### What the task asks
The material below includes pictures; leave them out and return only the lines between the line containing "Generate a Python" and the line containing "anc_values = [23, 30, 18, 23, 14, 23, 25, 24]", inclusive, word for word.

▬▬▬▬▬▬▬▬▬▬

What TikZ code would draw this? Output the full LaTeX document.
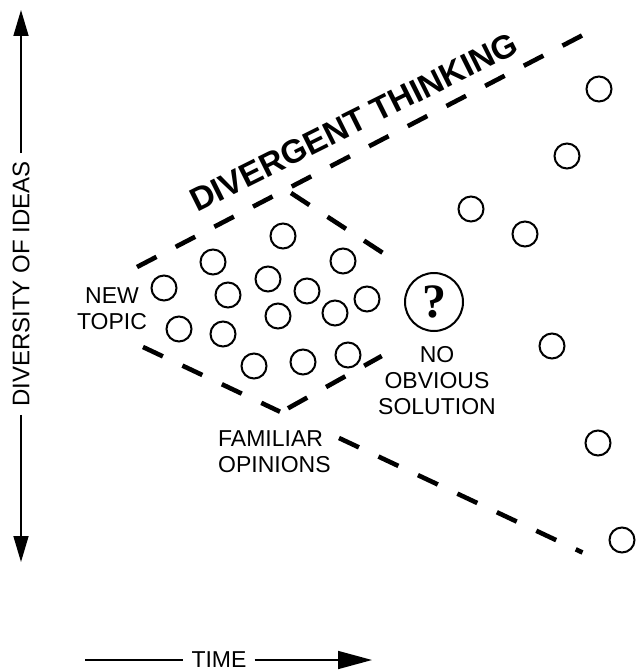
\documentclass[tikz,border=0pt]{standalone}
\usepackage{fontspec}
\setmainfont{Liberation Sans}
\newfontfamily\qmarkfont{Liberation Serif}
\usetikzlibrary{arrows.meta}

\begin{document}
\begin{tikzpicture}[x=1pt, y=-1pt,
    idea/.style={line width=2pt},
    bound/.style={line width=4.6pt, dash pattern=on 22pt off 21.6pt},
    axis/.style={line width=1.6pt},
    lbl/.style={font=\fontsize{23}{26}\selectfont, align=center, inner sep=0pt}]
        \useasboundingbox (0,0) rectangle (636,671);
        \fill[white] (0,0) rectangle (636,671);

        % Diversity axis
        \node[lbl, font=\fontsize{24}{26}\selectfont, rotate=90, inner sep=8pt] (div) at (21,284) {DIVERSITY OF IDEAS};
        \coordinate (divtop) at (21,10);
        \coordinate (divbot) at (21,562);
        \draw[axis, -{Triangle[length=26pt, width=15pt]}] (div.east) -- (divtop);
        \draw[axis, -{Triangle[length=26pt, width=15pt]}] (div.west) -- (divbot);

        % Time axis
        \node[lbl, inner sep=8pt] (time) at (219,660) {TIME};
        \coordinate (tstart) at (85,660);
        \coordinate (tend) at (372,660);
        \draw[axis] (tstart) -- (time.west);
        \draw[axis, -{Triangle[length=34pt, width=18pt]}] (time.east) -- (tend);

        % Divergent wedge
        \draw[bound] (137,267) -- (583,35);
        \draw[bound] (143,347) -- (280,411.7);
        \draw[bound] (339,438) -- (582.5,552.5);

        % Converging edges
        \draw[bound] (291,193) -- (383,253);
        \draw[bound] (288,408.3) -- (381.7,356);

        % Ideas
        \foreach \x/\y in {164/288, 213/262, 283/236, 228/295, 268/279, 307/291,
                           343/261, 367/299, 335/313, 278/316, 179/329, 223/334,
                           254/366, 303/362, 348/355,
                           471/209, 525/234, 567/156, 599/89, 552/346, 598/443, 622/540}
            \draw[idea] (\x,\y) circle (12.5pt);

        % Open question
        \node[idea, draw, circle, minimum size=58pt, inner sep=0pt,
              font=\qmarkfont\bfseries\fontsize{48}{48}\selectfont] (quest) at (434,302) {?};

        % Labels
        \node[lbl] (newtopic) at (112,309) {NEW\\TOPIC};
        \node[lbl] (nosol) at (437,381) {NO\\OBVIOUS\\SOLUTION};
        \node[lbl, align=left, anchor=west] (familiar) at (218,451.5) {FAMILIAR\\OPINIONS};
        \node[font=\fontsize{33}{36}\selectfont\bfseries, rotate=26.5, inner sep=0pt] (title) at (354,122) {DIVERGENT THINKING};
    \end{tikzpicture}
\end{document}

▬▬▬▬▬▬▬▬▬▬

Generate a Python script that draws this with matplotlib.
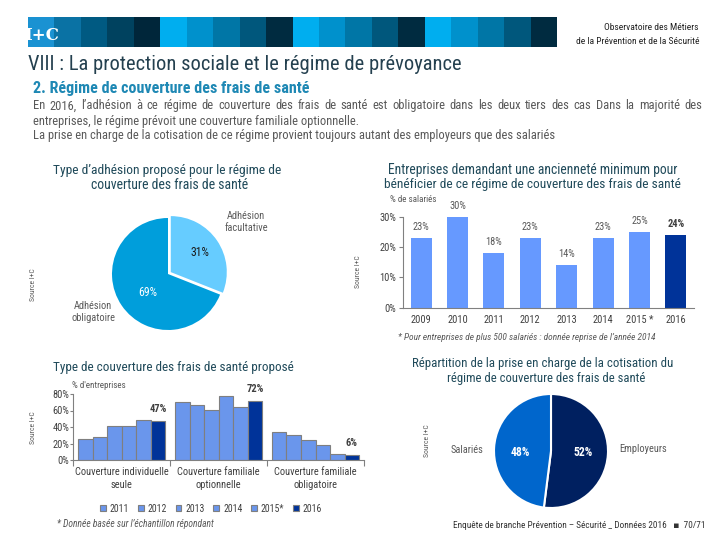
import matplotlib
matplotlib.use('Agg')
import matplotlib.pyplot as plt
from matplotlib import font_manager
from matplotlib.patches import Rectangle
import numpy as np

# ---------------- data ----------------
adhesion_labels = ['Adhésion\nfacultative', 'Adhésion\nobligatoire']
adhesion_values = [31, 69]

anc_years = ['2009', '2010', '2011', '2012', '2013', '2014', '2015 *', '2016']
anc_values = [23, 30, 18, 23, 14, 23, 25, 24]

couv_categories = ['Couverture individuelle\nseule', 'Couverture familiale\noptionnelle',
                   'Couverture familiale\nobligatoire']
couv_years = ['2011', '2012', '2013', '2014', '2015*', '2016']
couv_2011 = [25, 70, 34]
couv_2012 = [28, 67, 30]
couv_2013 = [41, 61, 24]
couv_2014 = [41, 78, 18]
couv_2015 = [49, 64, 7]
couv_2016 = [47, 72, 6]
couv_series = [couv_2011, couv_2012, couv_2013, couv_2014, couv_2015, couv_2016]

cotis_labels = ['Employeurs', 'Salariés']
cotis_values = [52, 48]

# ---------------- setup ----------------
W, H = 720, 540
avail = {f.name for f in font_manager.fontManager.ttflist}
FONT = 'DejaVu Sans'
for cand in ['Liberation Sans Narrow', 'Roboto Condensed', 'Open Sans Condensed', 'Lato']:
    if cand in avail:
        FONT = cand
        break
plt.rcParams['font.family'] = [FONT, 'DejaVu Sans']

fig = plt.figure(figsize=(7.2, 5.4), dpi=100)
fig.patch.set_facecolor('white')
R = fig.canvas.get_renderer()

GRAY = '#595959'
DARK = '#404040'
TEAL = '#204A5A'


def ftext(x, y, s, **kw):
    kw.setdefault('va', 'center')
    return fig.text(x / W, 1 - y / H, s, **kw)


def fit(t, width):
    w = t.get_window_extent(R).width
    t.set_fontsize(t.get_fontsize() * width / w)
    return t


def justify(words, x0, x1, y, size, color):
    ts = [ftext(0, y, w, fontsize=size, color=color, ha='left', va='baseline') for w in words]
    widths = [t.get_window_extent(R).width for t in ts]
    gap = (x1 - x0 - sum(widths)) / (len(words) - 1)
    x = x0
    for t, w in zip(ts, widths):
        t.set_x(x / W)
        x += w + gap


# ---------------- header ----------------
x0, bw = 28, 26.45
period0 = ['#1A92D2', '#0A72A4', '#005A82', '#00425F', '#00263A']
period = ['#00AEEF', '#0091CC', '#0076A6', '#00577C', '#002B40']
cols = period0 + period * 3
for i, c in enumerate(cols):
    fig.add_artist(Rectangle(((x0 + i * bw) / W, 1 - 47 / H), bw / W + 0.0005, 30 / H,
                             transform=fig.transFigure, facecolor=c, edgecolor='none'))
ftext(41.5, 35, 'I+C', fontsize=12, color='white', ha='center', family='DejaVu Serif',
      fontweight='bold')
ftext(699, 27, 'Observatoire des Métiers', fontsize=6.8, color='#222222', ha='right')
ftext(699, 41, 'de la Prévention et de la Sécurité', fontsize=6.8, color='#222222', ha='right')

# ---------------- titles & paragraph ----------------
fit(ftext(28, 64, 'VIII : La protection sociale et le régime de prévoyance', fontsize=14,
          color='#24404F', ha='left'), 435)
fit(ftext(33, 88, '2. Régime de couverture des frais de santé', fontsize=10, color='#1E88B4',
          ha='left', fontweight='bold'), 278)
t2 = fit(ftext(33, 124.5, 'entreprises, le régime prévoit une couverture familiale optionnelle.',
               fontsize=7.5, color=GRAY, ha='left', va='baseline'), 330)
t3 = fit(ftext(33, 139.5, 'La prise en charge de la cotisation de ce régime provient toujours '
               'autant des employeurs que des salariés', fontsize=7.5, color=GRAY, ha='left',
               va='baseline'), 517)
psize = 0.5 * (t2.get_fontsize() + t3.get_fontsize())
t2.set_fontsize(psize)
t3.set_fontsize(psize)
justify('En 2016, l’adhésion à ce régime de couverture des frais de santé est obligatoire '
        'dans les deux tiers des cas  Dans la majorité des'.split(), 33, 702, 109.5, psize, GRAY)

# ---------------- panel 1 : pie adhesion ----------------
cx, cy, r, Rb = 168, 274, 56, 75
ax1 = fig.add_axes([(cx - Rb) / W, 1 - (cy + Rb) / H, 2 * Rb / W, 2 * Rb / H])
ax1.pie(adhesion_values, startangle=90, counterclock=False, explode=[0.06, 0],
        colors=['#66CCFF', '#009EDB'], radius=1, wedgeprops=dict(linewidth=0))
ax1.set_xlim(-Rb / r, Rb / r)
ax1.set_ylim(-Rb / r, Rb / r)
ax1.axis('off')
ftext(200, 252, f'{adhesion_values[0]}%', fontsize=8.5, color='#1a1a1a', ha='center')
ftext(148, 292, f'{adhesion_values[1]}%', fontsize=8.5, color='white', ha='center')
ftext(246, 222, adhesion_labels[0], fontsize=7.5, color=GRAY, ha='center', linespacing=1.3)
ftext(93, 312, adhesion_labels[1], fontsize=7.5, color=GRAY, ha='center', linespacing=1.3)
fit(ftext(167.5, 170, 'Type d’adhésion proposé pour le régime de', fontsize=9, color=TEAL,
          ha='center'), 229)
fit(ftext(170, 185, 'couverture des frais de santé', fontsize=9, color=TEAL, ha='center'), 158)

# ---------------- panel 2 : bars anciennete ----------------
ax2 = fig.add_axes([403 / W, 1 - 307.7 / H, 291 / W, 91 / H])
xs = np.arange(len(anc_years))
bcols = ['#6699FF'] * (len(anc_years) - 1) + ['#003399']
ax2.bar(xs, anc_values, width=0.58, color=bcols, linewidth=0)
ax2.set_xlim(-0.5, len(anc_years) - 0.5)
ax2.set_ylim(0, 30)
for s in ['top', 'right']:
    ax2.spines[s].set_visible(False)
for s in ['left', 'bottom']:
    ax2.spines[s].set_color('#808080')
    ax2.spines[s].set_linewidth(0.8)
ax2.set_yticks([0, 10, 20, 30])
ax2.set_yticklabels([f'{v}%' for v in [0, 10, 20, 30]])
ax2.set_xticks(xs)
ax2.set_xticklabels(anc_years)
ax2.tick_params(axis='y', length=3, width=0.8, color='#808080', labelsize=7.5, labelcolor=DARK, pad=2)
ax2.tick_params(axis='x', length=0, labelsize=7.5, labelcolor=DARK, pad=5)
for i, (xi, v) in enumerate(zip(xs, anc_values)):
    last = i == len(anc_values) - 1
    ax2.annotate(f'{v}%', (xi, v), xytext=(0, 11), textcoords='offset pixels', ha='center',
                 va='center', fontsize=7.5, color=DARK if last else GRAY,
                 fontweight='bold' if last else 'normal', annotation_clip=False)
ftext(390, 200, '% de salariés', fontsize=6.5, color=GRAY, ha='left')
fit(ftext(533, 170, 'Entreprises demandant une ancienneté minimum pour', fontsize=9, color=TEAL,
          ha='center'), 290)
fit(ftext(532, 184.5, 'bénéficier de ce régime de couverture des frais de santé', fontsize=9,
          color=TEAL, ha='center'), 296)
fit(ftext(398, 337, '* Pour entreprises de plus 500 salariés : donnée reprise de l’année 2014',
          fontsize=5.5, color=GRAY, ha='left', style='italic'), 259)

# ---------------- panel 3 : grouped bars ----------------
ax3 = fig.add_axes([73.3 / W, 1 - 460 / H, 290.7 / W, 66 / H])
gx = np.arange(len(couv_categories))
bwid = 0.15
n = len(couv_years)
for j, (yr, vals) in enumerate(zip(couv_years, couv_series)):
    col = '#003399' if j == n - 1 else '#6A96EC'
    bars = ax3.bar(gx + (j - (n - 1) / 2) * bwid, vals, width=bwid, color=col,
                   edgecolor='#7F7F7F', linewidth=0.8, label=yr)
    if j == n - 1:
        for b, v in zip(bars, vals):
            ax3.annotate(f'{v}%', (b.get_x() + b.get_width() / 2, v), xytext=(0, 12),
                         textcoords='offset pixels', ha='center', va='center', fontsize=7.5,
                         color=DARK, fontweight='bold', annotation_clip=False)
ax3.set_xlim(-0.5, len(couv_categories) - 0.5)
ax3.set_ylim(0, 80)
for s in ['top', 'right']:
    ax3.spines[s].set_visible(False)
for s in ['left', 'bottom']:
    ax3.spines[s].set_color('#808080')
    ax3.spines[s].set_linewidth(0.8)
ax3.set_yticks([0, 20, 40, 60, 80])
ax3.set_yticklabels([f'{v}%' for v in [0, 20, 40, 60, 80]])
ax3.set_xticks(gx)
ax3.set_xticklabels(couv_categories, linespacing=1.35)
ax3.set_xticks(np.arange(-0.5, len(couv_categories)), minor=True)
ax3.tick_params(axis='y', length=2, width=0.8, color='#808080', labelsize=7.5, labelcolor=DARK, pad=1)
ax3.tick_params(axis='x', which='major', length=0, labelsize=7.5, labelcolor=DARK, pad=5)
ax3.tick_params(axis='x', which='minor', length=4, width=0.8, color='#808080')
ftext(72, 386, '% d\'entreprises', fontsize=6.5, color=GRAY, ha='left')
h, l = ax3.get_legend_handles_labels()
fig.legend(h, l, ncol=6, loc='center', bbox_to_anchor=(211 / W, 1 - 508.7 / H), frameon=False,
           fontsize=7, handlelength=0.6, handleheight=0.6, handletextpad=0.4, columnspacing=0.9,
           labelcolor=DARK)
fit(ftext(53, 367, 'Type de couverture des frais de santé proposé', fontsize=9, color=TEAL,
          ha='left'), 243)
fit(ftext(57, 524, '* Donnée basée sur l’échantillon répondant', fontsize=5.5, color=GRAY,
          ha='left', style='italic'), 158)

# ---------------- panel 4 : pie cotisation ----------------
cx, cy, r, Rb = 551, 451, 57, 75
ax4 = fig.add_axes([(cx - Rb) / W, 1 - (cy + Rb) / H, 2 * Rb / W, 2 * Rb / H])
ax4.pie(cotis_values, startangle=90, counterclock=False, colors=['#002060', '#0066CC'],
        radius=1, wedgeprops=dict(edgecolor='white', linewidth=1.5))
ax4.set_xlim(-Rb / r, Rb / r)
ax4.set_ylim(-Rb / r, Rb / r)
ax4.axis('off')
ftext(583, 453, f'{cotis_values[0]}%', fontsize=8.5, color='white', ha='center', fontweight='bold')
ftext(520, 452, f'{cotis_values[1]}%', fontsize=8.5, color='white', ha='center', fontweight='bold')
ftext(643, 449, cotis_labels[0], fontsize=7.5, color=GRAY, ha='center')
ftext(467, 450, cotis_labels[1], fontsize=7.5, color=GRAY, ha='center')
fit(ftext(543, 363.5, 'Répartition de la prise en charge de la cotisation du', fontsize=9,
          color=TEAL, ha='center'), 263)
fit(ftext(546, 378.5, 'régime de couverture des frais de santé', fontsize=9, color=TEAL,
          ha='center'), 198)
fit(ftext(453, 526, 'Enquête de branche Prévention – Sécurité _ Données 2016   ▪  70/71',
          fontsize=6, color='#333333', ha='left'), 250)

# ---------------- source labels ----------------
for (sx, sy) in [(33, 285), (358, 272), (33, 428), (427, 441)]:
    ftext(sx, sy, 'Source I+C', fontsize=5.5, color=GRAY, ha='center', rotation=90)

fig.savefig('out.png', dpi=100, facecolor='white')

▬▬▬▬▬▬▬▬▬▬

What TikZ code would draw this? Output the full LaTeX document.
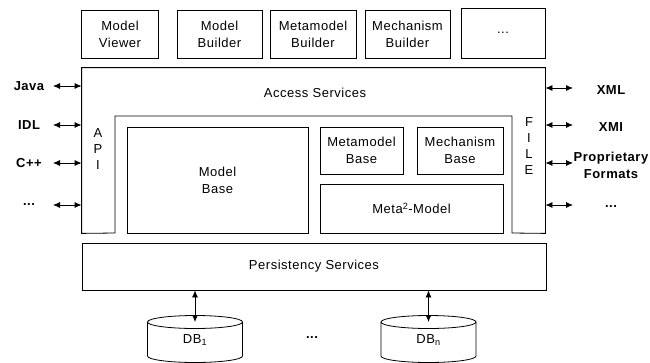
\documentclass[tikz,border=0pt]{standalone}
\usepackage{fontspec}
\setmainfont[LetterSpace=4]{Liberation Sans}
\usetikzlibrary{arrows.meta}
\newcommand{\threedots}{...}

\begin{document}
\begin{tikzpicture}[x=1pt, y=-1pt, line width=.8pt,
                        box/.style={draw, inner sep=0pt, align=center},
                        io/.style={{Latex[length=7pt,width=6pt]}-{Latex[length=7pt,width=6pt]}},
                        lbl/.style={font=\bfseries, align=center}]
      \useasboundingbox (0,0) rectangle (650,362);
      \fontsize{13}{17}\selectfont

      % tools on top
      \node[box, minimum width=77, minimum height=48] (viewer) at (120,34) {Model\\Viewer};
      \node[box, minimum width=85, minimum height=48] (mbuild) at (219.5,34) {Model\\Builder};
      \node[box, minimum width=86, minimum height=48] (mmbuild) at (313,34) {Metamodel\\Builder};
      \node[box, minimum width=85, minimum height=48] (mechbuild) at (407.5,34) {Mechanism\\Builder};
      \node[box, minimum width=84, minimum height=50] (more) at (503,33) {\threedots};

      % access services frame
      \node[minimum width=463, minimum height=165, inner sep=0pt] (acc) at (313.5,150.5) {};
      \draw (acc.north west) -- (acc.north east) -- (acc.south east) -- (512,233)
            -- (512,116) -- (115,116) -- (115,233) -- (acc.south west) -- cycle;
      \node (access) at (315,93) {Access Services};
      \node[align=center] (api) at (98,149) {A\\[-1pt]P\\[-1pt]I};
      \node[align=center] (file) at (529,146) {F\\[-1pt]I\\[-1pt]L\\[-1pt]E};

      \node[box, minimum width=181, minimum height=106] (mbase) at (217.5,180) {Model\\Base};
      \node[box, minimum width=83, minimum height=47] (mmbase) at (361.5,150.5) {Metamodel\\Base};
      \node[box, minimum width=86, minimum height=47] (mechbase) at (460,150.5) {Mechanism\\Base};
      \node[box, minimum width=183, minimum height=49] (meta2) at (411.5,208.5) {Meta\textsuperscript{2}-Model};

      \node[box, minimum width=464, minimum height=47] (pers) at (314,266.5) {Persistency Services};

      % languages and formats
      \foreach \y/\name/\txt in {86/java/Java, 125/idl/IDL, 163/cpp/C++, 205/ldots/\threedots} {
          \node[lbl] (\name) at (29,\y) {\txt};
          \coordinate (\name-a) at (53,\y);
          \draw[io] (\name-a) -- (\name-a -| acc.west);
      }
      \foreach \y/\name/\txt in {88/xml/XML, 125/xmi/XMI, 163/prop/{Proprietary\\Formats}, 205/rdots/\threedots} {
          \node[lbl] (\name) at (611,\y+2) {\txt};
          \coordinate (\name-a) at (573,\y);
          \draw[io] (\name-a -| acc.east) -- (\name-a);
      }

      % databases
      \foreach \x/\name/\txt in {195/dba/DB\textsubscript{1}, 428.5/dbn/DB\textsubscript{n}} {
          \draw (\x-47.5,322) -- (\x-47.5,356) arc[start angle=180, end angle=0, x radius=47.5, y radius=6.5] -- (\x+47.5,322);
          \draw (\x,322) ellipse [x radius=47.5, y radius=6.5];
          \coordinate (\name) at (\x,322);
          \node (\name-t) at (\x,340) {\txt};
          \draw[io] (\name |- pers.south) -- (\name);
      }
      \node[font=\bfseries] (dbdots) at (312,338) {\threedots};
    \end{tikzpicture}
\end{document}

▬▬▬▬▬▬▬▬▬▬

### Response
Generate a Python script that draws this with matplotlib.
import matplotlib
matplotlib.use('Agg')
import matplotlib.pyplot as plt
from matplotlib import font_manager
from matplotlib.patches import Rectangle
import numpy as np

# ---------------- data ----------------
adhesion_labels = ['Adhésion\nfacultative', 'Adhésion\nobligatoire']
adhesion_values = [31, 69]

anc_years = ['2009', '2010', '2011', '2012', '2013', '2014', '2015 *', '2016']
anc_values = [23, 30, 18, 23, 14, 23, 25, 24]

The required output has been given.